The Red Room is empty

The Red Room is empty

Sunday Blog 118 – 14th January 2023

Of all the rooms that posed a challenge in the recent clear-out of my family home, it was the Red Room. So named for the smart red tulip wall paper installed on its walls in the seventies once I’d moved out. This wallpaper covered up the funky riot of purple wall covering applied in the sixties.

I had shared the Red Room with a sibling – we were the two youngest. Our messiness was legendary. We needed to jump from the doorway to our beds, as the floor was foot-deep in crap and not navigable on foot.

As the eldest siblings left home, I would move into their rooms. While I don’t have any issues, honest, I did note that the moment I vacated our shared bedroom it was chi chi’d up with said tulip wallpaper. The Red Room was snappy in the 1970s.

Meanwhile, variety was the spice of my life and I enjoyed trying out my four other sibling’s room for size. As they boomeranged in and out, I would try first this room, then another. My shortest tenure was my brother’s room, which harboured a robust family of flying cockroaches. They are clever, evil beings, half bat, half insect which fly right at you, especially when you have insect spray in your hands. By the time I left, my cockroach anxiety had ballooned so much that I lay gingerly down then leapt as though burnt. The tag of my pillow felt just like one of their creepy barbed legs.

But I digress. The Red Room had become the Junk Room since 1980 and despite many attempts to de-clutter it, the Red Room had remained swamped by random memorabilia. Every available wall space was jammed with shelves.

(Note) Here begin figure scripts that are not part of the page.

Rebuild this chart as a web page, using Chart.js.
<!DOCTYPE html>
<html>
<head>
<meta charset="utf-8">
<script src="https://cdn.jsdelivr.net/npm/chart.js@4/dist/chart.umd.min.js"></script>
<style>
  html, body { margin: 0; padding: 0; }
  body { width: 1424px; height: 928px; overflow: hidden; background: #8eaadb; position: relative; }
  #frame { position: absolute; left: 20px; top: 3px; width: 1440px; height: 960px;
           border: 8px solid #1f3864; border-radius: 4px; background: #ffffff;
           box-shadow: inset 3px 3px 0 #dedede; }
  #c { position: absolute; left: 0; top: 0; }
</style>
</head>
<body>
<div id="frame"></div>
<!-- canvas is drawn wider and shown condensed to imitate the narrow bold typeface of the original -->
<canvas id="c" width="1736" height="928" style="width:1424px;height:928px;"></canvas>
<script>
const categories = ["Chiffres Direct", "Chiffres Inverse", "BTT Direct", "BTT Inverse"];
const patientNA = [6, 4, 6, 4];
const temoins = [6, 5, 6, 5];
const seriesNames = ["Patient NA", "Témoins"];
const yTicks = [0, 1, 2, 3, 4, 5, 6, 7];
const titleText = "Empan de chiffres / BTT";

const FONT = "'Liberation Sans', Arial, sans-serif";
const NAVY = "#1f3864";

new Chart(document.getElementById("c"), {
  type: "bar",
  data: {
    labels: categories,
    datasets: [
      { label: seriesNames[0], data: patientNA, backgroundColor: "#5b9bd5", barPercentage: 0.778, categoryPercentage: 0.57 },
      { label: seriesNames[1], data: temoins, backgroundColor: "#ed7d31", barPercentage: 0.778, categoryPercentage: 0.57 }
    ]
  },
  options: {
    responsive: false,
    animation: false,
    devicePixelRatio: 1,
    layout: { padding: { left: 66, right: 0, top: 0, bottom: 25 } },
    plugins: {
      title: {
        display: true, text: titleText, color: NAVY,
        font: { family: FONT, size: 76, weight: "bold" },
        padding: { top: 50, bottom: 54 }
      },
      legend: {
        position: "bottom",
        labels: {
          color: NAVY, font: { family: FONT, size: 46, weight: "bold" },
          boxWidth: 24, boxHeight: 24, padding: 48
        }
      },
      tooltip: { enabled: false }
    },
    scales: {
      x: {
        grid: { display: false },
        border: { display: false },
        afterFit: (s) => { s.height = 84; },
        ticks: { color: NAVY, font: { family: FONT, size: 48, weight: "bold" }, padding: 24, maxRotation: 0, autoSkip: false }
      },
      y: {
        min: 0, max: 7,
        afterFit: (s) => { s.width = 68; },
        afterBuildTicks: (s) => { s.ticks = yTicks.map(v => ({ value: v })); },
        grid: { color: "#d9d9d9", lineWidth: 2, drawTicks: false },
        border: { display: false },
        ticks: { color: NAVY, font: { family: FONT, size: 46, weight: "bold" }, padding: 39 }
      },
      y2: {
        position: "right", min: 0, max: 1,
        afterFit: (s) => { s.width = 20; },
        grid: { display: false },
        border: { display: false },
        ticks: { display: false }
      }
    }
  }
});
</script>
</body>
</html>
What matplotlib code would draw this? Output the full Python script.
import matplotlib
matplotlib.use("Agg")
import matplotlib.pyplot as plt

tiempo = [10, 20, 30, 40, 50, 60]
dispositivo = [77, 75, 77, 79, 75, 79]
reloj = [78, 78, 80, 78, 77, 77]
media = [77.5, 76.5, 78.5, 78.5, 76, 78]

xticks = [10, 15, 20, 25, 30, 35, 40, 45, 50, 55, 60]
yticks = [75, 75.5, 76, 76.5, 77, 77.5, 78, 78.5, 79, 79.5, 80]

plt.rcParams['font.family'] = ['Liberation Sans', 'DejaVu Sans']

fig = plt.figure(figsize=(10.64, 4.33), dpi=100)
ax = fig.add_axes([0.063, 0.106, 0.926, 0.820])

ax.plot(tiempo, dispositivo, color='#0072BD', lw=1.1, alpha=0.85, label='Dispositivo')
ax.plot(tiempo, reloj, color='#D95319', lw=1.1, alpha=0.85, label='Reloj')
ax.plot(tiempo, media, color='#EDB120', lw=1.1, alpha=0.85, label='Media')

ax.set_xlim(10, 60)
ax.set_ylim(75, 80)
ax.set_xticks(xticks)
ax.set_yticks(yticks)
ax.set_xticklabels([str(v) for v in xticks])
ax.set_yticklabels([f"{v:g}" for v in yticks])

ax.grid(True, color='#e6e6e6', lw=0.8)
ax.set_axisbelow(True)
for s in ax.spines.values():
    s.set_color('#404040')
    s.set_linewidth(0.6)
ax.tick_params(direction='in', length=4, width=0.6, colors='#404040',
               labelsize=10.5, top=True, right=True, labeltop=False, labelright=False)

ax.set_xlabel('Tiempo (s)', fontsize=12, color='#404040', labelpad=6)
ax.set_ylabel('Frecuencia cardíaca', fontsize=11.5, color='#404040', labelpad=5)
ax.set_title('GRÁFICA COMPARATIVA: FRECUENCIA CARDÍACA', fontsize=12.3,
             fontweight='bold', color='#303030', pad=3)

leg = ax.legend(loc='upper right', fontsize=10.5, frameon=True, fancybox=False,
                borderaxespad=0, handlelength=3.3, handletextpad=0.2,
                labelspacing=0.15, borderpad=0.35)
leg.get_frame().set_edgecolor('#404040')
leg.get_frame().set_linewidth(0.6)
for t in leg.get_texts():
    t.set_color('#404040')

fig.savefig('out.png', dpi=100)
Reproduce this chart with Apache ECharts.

And now, the clutter had to be removed. It needed to be winnowed, as there were precious treasures hidden among the dross. Our cot cards that were pinned over us in the nursery as our father came to admire us after the mess of birthing was done. The congratulations cards our parents received on our births. Admittedly, as the sixth child and fifth girl, the messages of congratulations on the occasion of my birth were more muted. One person was honest enough to ask if my mother was coping.

Weeks ago, we hit upon the genius idea of boxing up the Red Room shelf by shelf and sending it all to my eldest sister’s house for sifting and sorting. But one cupboard missed the boxing process and my long-suffering eldest sister baulked at any more boxes. The state of her marriage may have hung in the balance had I presented a further half dozen cartons of junk. 

The cupboard remained full over the Christmas break. I looked at it over Christmas and slammed its door shut in despair. Well, the doors didn’t shut properly, but you get the idea.

And finally, post-Christmas as the house settlement stage loomed, we had even emptied this cupboard. Someone even salvaged the empty shell from the verge after we had dragged it there, with a few surreptitious kicks and curses on the way.

Suddenly the Red Room emerged as the relatively spacious double bedroom that it had always been. The Red Room wallpaper still hangs, albeit in shreds here and there.

I shut the door on the room, confident the room was now clear.

“Here,” one sister says. “It came from the Red Room floor.”

A little plastic tag. My name, date and time of birth. The tag that went around my ankle, and would have been cut off when I was 14 days old, when Mum was allowed home from hospital after two full weeks of bedrest.

Now the Red Room is completely empty.